Tabi All-Star derken daha çok mönünün ana yemeği olan All-Star maçı üzerine konuşuyorum. Belki bir çoğunuz 2003 yılında Michael Jordan’ın tabir-i caizse jübilesi hale gelen maçta diyecektir. Aslında 2004 ve 2007 All-Star maçları da bir hayli eğlenceliydi ama geriye kalanlar son derece rutindi. Bu ne kadar benim fikrim gibi anlatsam da aslında bu kanıya çevremde basketbolla ilgilenen genç-yaşlı insanlardan aldığım ‘Feedback’lerden vardım. Halbuki bir zamanlar Kobe Bryant, Vince Carter,Tracy McGradygibi oyuncuların maç içindeki şovlarıyla ne kadar eğlenirdik. Tam uykumuz gelirken izlediğimiz bir smaç bizi yerimizden hoplatırdı. Pardon Shaq’ı unutmadan..Shaq da yaptığı sempatik hareketlerle ne kadar güldürürdü bizi. Şimdi bu bahsettiklerim son 10 yıla ait kesitler. Peki ondan öncesi?
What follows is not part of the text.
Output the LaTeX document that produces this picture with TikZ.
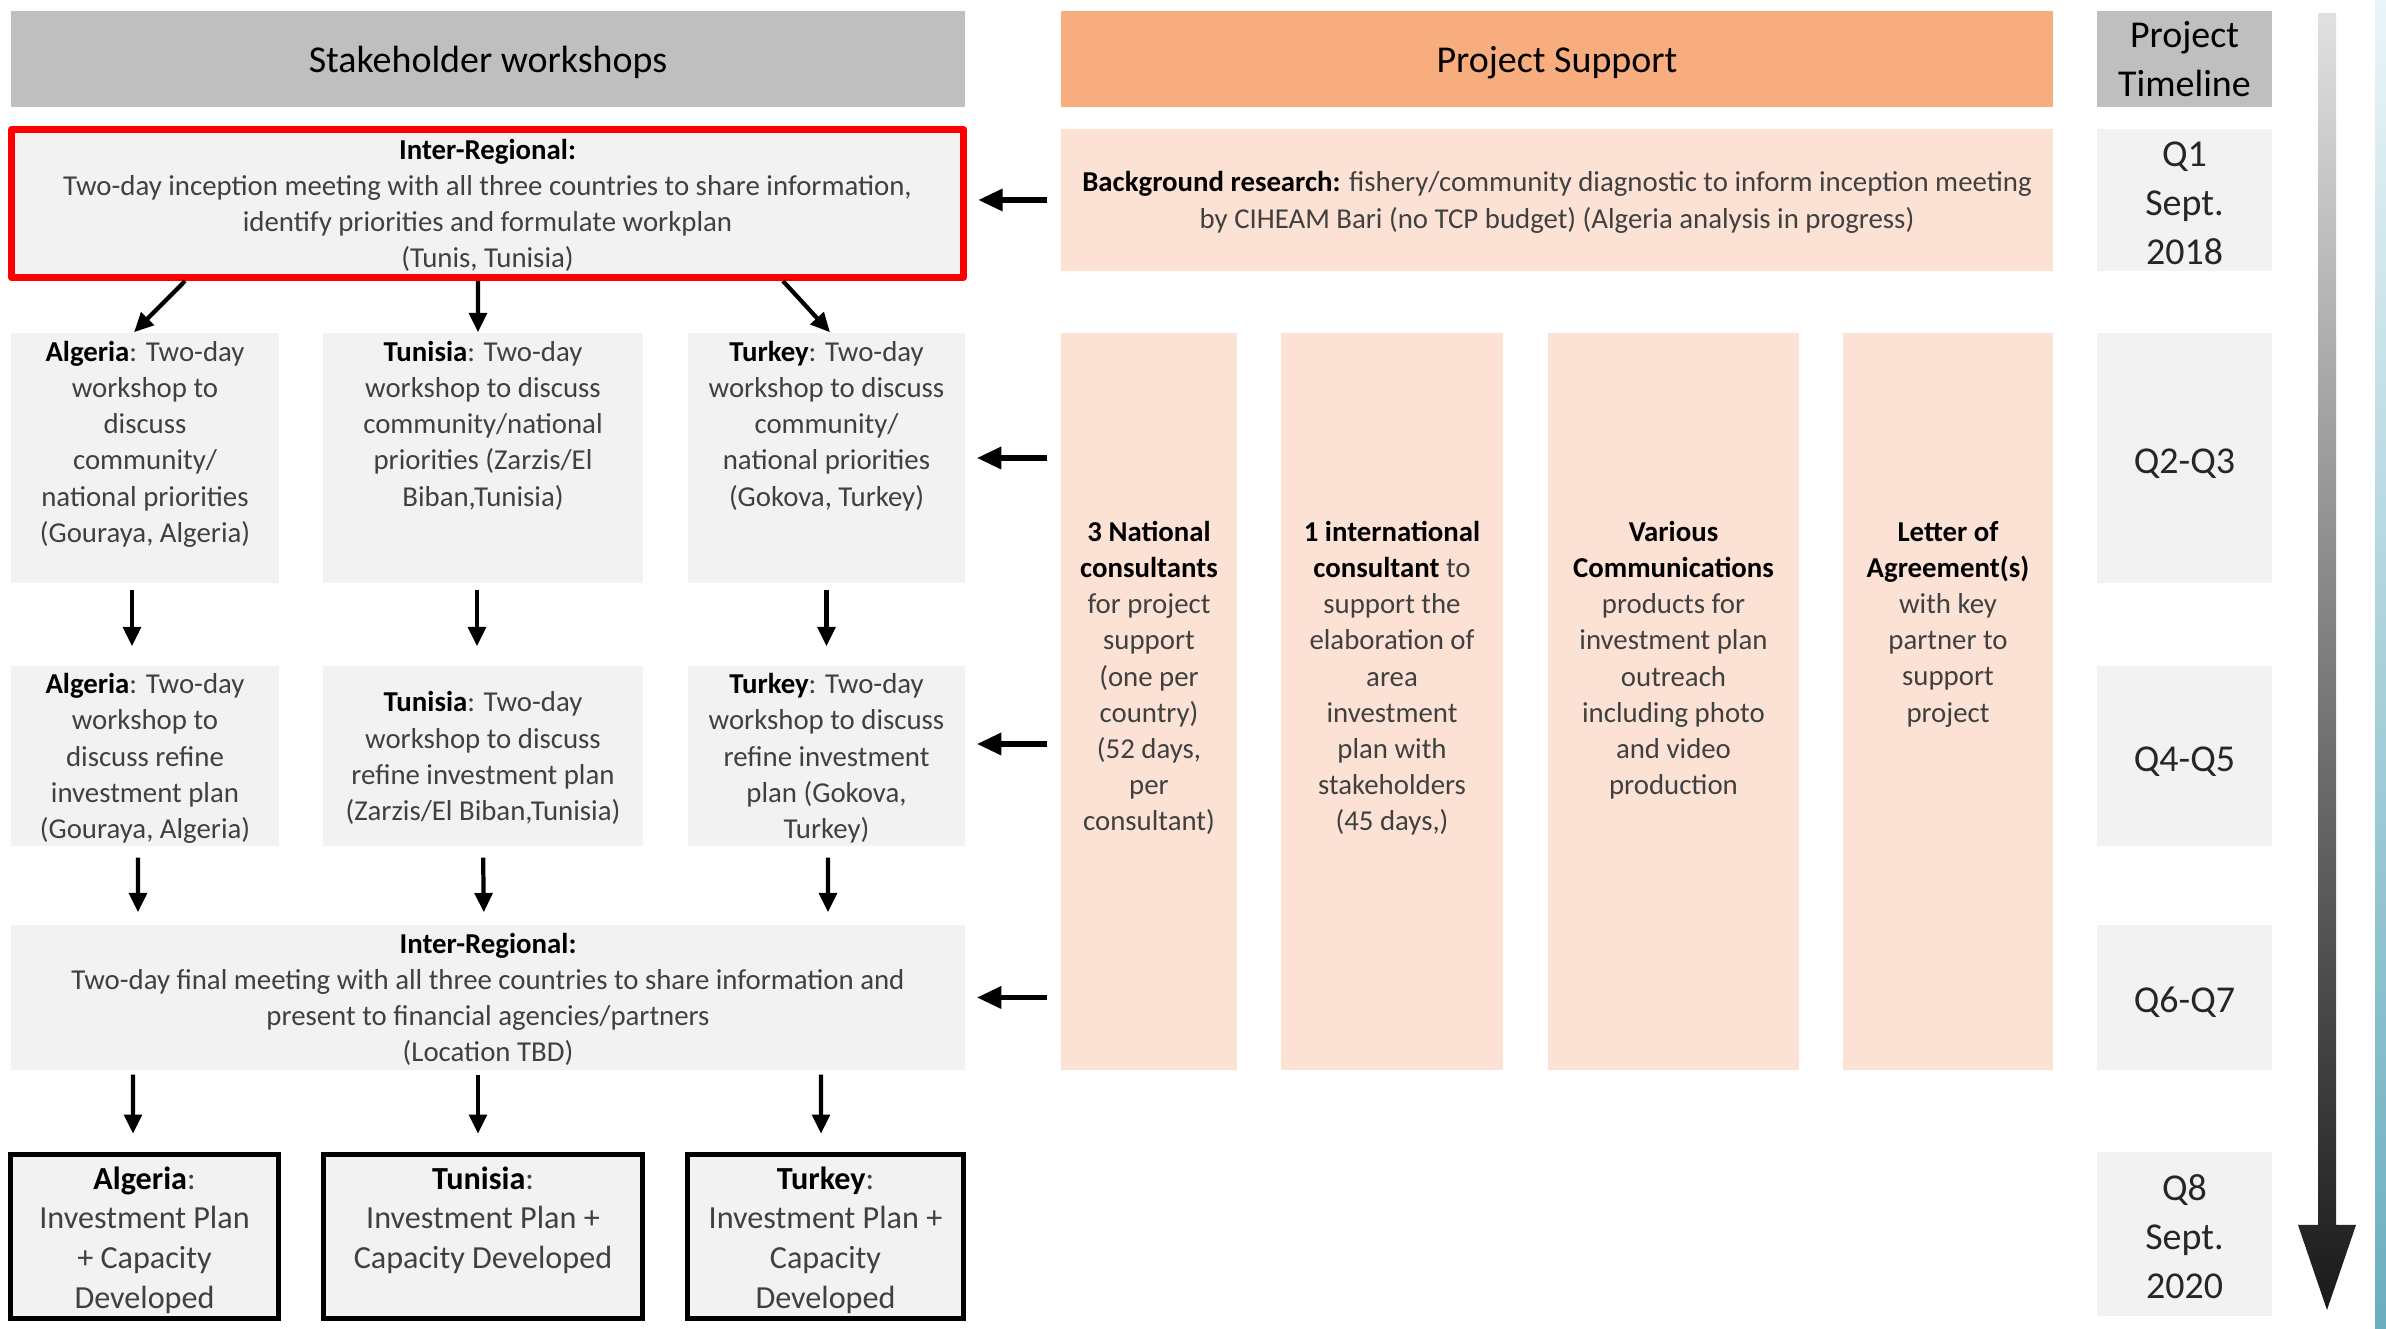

Karl Malone ve John Stockton, Shawn Kemp, Penny Hardaway, Hakeem Olajuwan, Patrick Ewing…ve tabi majesteleri Michael Jordan. Ondan öncesi? Dominique Wilkens, Larry Bird ve tabi Magic Johnson.
Peki ya şimdi? Asıl şimdi bulunduğumuz noktaya vardık. Kobe Bryant, Kevin Garnett, Allen Iverson, Dwyane Wade, LebRon James, Chris Paul, Dwight Howard…ve tabi yine Shaq. Geçen sene All-Star seçilemeyen Shaq bu sene tekrar All-Star haftasonunda yerini alıyor ve yüksek bir ihtimalle yine bizi güldürüp, eğlendirerek neden bu kadar All-Star’a layık olduğunu gösterecek.
Son 3 yıldır MVP bir Kobe bir LeBron olunca “
bu sene hangisi olacak acaba?” diye mrek ediyor basketbolseverler. Son iki yıldır Kobe-LeBron üzerinden bir hayli reyting ve prim yapan NBA, bunu All-Star’da da kullanacak gibi gözüküyor.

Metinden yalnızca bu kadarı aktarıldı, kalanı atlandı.